Back in 2003 Simon Rigg was running Koobla Records on Berwick Street, not far from where Phonica now sits, but was having trouble with the owner of the premises. So when The Vinyl Factory – home to FACT Magazine, a vinyl pressing plant, distribution warehouse and events spaces – approached him to start up a record shop as the group’s front of house operation, he took his five staff – including now international DJ Heidi (Vanden Amstel) and The Oscillation’s Tom Relleen – to the Poland Street site.

“It was a car show room beforehand, I was peering through the window thinking ‘what can we do with this?’, so we designed and built everything from scratch,” he recalled. “It was hard at first because we didn’t advertise, back then there were no mailing lists to tell everyone we’d moved, it was all word of mouth, so for years afterwards people would come in not realising who we were.”

Given its backers passion for vinyl, the initial focus was on that format, but even with the introduction of CDs after a few years, wax still makes up 80% of what the shop sells. “Vinyl sales aren’t booming like some news pieces would have you believe, but they’re holding their own and we’ve got a very loyal following,” Rigg points out. “We still don’t sell MP3s, we’re not ruling it out, that might happen in a few year’s time, but it’s a lot of work to do revamping the website to sell something which the shop will only make tiny amounts of money on.”


The recently revamped website acts as a showcase for Simon and his staff’s selections, which attract everyone from fledgling bedroom DJs to the biggest touring artists. “If we did do it I think it would be more filtered and curated by the staff, but where selling MP3s is all about volume, selling records is more about us picking things we like, putting them on the front page and presenting them to people as what we stand behind.
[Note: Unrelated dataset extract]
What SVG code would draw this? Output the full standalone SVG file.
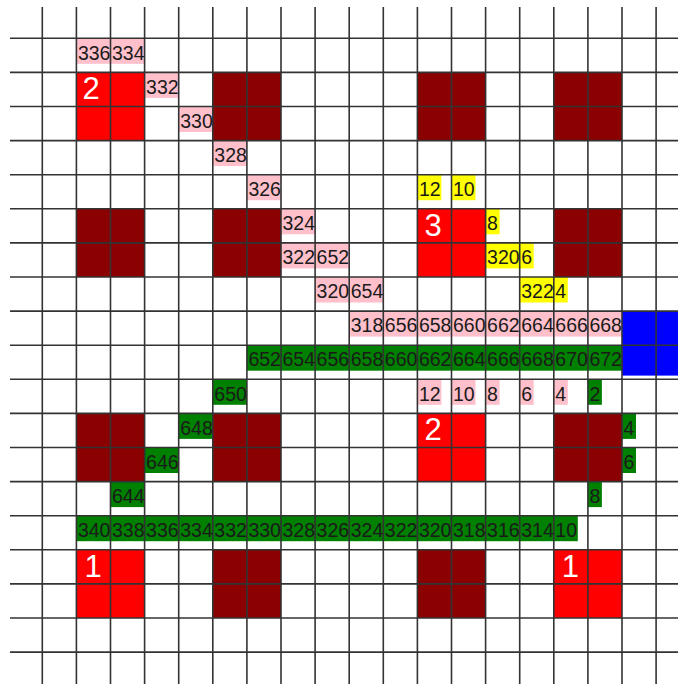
<svg xmlns="http://www.w3.org/2000/svg" width="678" height="684" viewBox="0 0 678 684">
<style>
.red{fill:#ff0000}
.dark{fill:#8b0000}
.blue{fill:#0000ff}
.pk{fill:#ffc0cb}
.gr{fill:#008000}
.yl{fill:#ffff00}
.t{font-family:"Liberation Sans",Arial,sans-serif;font-size:19.5px;fill:#1a1a1a}
.big{font-family:"Liberation Sans",Arial,sans-serif;font-size:31px;fill:#ffffff}
.grid line{stroke:#333333;stroke-width:1.6}
</style>
<rect x="0" y="0" width="678" height="684" fill="#ffffff"/>
<g id="blocks">
<rect class="red" x="76.4" y="72.4" width="68.2" height="68.2"/>
<rect class="red" x="417.4" y="208.8" width="68.2" height="68.2"/>
<rect class="red" x="417.4" y="413.4" width="68.2" height="68.2"/>
<rect class="red" x="76.4" y="549.8" width="68.2" height="68.2"/>
<rect class="red" x="553.8" y="549.8" width="68.2" height="68.2"/>
<rect class="dark" x="212.8" y="72.4" width="68.2" height="68.2"/>
<rect class="dark" x="417.4" y="72.4" width="68.2" height="68.2"/>
<rect class="dark" x="553.8" y="72.4" width="68.2" height="68.2"/>
<rect class="dark" x="76.4" y="208.8" width="68.2" height="68.2"/>
<rect class="dark" x="212.8" y="208.8" width="68.2" height="68.2"/>
<rect class="dark" x="553.8" y="208.8" width="68.2" height="68.2"/>
<rect class="dark" x="76.4" y="413.4" width="68.2" height="68.2"/>
<rect class="dark" x="212.8" y="413.4" width="68.2" height="68.2"/>
<rect class="dark" x="553.8" y="413.4" width="68.2" height="68.2"/>
<rect class="dark" x="212.8" y="549.8" width="68.2" height="68.2"/>
<rect class="dark" x="417.4" y="549.8" width="68.2" height="68.2"/>
<rect class="blue" x="622" y="311.1" width="56" height="64.5"/>
</g>
<g id="label-bg">
<rect class="pk" x="76.4" y="38.3" width="68.3" height="25.5"/>
<rect class="pk" x="144.6" y="72.4" width="34.1" height="25.5"/>
<rect class="pk" x="178.7" y="106.5" width="34.1" height="25.5"/>
<rect class="pk" x="212.8" y="140.6" width="34.1" height="25.5"/>
<rect class="pk" x="246.9" y="174.7" width="34.1" height="25.5"/>
<rect class="pk" x="281" y="208.8" width="34.1" height="25.5"/>
<rect class="pk" x="281" y="242.9" width="68.2" height="25.5"/>
<rect class="pk" x="315.1" y="277" width="68.2" height="25.5"/>
<rect class="pk" x="349.2" y="311.1" width="272.8" height="25.5"/>
<rect class="pk" x="417.4" y="379.3" width="24" height="25.5"/>
<rect class="pk" x="451.5" y="379.3" width="24" height="25.5"/>
<rect class="pk" x="485.6" y="379.3" width="14" height="25.5"/>
<rect class="pk" x="519.7" y="379.3" width="14" height="25.5"/>
<rect class="pk" x="553.8" y="379.3" width="14" height="25.5"/>
<rect class="gr" x="246.9" y="345.2" width="375.1" height="25.5"/>
<rect class="gr" x="212.8" y="379.3" width="34.1" height="25.5"/>
<rect class="gr" x="587.9" y="379.3" width="14" height="25.5"/>
<rect class="gr" x="178.7" y="413.4" width="34.1" height="25.5"/>
<rect class="gr" x="622" y="413.4" width="14" height="25.5"/>
<rect class="gr" x="144.6" y="447.5" width="34.1" height="25.5"/>
<rect class="gr" x="622" y="447.5" width="14" height="25.5"/>
<rect class="gr" x="110.5" y="481.6" width="34.1" height="25.5"/>
<rect class="gr" x="587.9" y="481.6" width="14" height="25.5"/>
<rect class="gr" x="76.4" y="515.7" width="477.4" height="25.5"/>
<rect class="gr" x="553.8" y="515.7" width="24" height="25.5"/>
<rect class="yl" x="417.4" y="174.7" width="24" height="25.5"/>
<rect class="yl" x="451.5" y="174.7" width="24" height="25.5"/>
<rect class="yl" x="485.6" y="208.8" width="14" height="25.5"/>
<rect class="yl" x="485.6" y="242.9" width="34.1" height="25.5"/>
<rect class="yl" x="519.7" y="242.9" width="14" height="25.5"/>
<rect class="yl" x="519.7" y="277" width="34.1" height="25.5"/>
<rect class="yl" x="553.8" y="277" width="14" height="25.5"/>
</g>
<g class="grid" id="grid">
<line x1="10" y1="38.3" x2="678" y2="38.3"/>
<line x1="10" y1="72.4" x2="678" y2="72.4"/>
<line x1="10" y1="106.5" x2="678" y2="106.5"/>
<line x1="10" y1="140.6" x2="678" y2="140.6"/>
<line x1="10" y1="174.7" x2="678" y2="174.7"/>
<line x1="10" y1="208.8" x2="678" y2="208.8"/>
<line x1="10" y1="242.9" x2="678" y2="242.9"/>
<line x1="10" y1="277" x2="678" y2="277"/>
<line x1="10" y1="311.1" x2="678" y2="311.1"/>
<line x1="10" y1="345.2" x2="678" y2="345.2"/>
<line x1="10" y1="379.3" x2="678" y2="379.3"/>
<line x1="10" y1="413.4" x2="678" y2="413.4"/>
<line x1="10" y1="447.5" x2="678" y2="447.5"/>
<line x1="10" y1="481.6" x2="678" y2="481.6"/>
<line x1="10" y1="515.7" x2="678" y2="515.7"/>
<line x1="10" y1="549.8" x2="678" y2="549.8"/>
<line x1="10" y1="583.9" x2="678" y2="583.9"/>
<line x1="10" y1="618" x2="678" y2="618"/>
<line x1="10" y1="652.1" x2="678" y2="652.1"/>
<line x1="42.3" y1="7" x2="42.3" y2="684"/>
<line x1="76.4" y1="7" x2="76.4" y2="684"/>
<line x1="110.5" y1="7" x2="110.5" y2="684"/>
<line x1="144.6" y1="7" x2="144.6" y2="684"/>
<line x1="178.7" y1="7" x2="178.7" y2="684"/>
<line x1="212.8" y1="7" x2="212.8" y2="684"/>
<line x1="246.9" y1="7" x2="246.9" y2="684"/>
<line x1="281" y1="7" x2="281" y2="684"/>
<line x1="315.1" y1="7" x2="315.1" y2="684"/>
<line x1="349.2" y1="7" x2="349.2" y2="684"/>
<line x1="383.3" y1="7" x2="383.3" y2="684"/>
<line x1="417.4" y1="7" x2="417.4" y2="684"/>
<line x1="451.5" y1="7" x2="451.5" y2="684"/>
<line x1="485.6" y1="7" x2="485.6" y2="684"/>
<line x1="519.7" y1="7" x2="519.7" y2="684"/>
<line x1="553.8" y1="7" x2="553.8" y2="684"/>
<line x1="587.9" y1="7" x2="587.9" y2="684"/>
<line x1="622" y1="7" x2="622" y2="684"/>
<line x1="656.1" y1="7" x2="656.1" y2="684"/>
</g>
<g id="labels" class="t" transform="translate(-1,0.8)">
<text x="78.9" y="58.8">336</text><text x="113" y="58.8">334</text>
<text x="147.1" y="92.9">332</text>
<text x="181.2" y="127">330</text>
<text x="215.3" y="161.1">328</text>
<text x="249.4" y="195.2">326</text>
<text x="283.5" y="229.3">324</text>
<text x="283.5" y="263.4">322</text><text x="317.6" y="263.4">652</text>
<text x="317.6" y="297.5">320</text><text x="351.7" y="297.5">654</text>
<text x="351.7" y="331.6">318</text><text x="385.8" y="331.6">656</text><text x="419.9" y="331.6">658</text><text x="454" y="331.6">660</text><text x="488.1" y="331.6">662</text><text x="522.2" y="331.6">664</text><text x="556.3" y="331.6">666</text><text x="590.4" y="331.6">668</text>
<text x="249.4" y="365.7">652</text><text x="283.5" y="365.7">654</text><text x="317.6" y="365.7">656</text><text x="351.7" y="365.7">658</text><text x="385.8" y="365.7">660</text><text x="419.9" y="365.7">662</text><text x="454" y="365.7">664</text><text x="488.1" y="365.7">666</text><text x="522.2" y="365.7">668</text><text x="556.3" y="365.7">670</text><text x="590.4" y="365.7">672</text>
<text x="215.3" y="399.8">650</text>
<text x="419.9" y="399.8">12</text><text x="454" y="399.8">10</text><text x="488.1" y="399.8">8</text><text x="522.2" y="399.8">6</text><text x="556.3" y="399.8">4</text><text x="590.4" y="399.8">2</text>
<text x="181.2" y="433.9">648</text><text x="624.5" y="433.9">4</text>
<text x="147.1" y="468">646</text><text x="624.5" y="468">6</text>
<text x="113" y="502.1">644</text><text x="590.4" y="502.1">8</text>
<text x="78.9" y="536.2">340</text><text x="113" y="536.2">338</text><text x="147.1" y="536.2">336</text><text x="181.2" y="536.2">334</text><text x="215.3" y="536.2">332</text><text x="249.4" y="536.2">330</text><text x="283.5" y="536.2">328</text><text x="317.6" y="536.2">326</text><text x="351.7" y="536.2">324</text><text x="385.8" y="536.2">322</text><text x="419.9" y="536.2">320</text><text x="454" y="536.2">318</text><text x="488.1" y="536.2">316</text><text x="522.2" y="536.2">314</text><text x="556.3" y="536.2">10</text>
<text x="419.9" y="195.2">12</text><text x="454" y="195.2">10</text>
<text x="488.1" y="229.3">8</text>
<text x="488.1" y="263.4">320</text><text x="522.2" y="263.4">6</text>
<text x="522.2" y="297.5">322</text><text x="556.3" y="297.5">4</text>
</g>
<g id="block-labels" class="big">
<text x="82.4" y="99.4">2</text>
<text x="424.4" y="235.8">3</text>
<text x="424.4" y="440.4">2</text>
<text x="84.4" y="576.8">1</text>
<text x="561.8" y="576.8">1</text>
</g>
</svg>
And that goes even more so for in the shop, where we can say ‘oh, you like that, why not try this one’, it’s a communication and an interaction between the members of staff and the customer; as well as between the customers themselves.”

A specialisation on electronic music is what Rigg credits the shop’s longevity to, in a period where other Soho-based music shops institutions have closed down. “I think all the shops that are left now have been strong over the last 10 years, they all have their particular niche, everyone’s fallen into their places. We do certain stuff that maybe Rough Trade or Soul Jazz doesn’t do, while they’re stronger in other fields than we are,” he opined.

Much like those other record shops bucking the closure trend, Phonica has become renowned for its often spontaneous guest sets on the premises, ranging from the likes of Egyptian Lover playing live on Record Store Day to Four Tet turning the place into a sweaty dancefloor for three hours. “The shop doesn’t make any money from them, in fact often we lost money, but they are the most fun,” said Rigg.

“Record Store Day is always a highlight as well, because you get all these people who wouldn’t normally coming into the shop buying records and discovering how much fun it is, people are really enthusiastic on that one day. I wish it carried on a bit longer, hopefully some of them get the bug and come back again, but the fact that you go home with some physical music is important. It’s not just like downloading an MP3, which no one gets excited about.”


By 2008 the logical progression seemed to be moving into actually starting a label of their own, spurred on by a desire to release the productions of staff members like Hector and Anthea. “This compilation is the product of the last few years of the label really,” explained Rigg. “The first two are all exclusive tracks that we specially commissioned, so that’s DJs, artists and producers who shop in here regularly, and then the third CD is the best of the Phonica label over the last five years, with special remixes and records that have maybe not been available digitally before.”

The exclusive cuts come from a list of DJs and producers that reads like a who’s who of quality dance music during the last decade – Henrik Schwarz, Joe Claussell, Trevor Jackson, In Flagranti, Roman Flugel, I:Cube, Legowelt, Joakim, Psychemagik, Mr G – a true testament to the respect with which Phonica is held in these circles. The third disc acts as a good example of Rigg’s skill as hit picker, with Phonica-signed tracks from Midland, Sad City and North Lake, plus a Four Tet remix and Paul Woolford’s Special Request reworked by Kassem Mosse.

As for the next 10 years, Rigg has drafted in some assistance on the administration side to help step up the label’s production. “We’re also thinking about doing a label of vinyl represses of previous classics that are due reissue, rather than them being £100 on Discogs. It’s not really a money making activity, but we just want to get things back out there,” he stated. “Other than that, it’s just a matter of keeping our events up to the standard we’ve set over the last few years.” The album release party at Fire last Saturday threatened to overshadow the 10th birthday held last October at Fabric, but after that debauchery Rigg mentioned that things might scale back a bit this year, with some smaller parties at Dalston’s Dance Tunnel planned.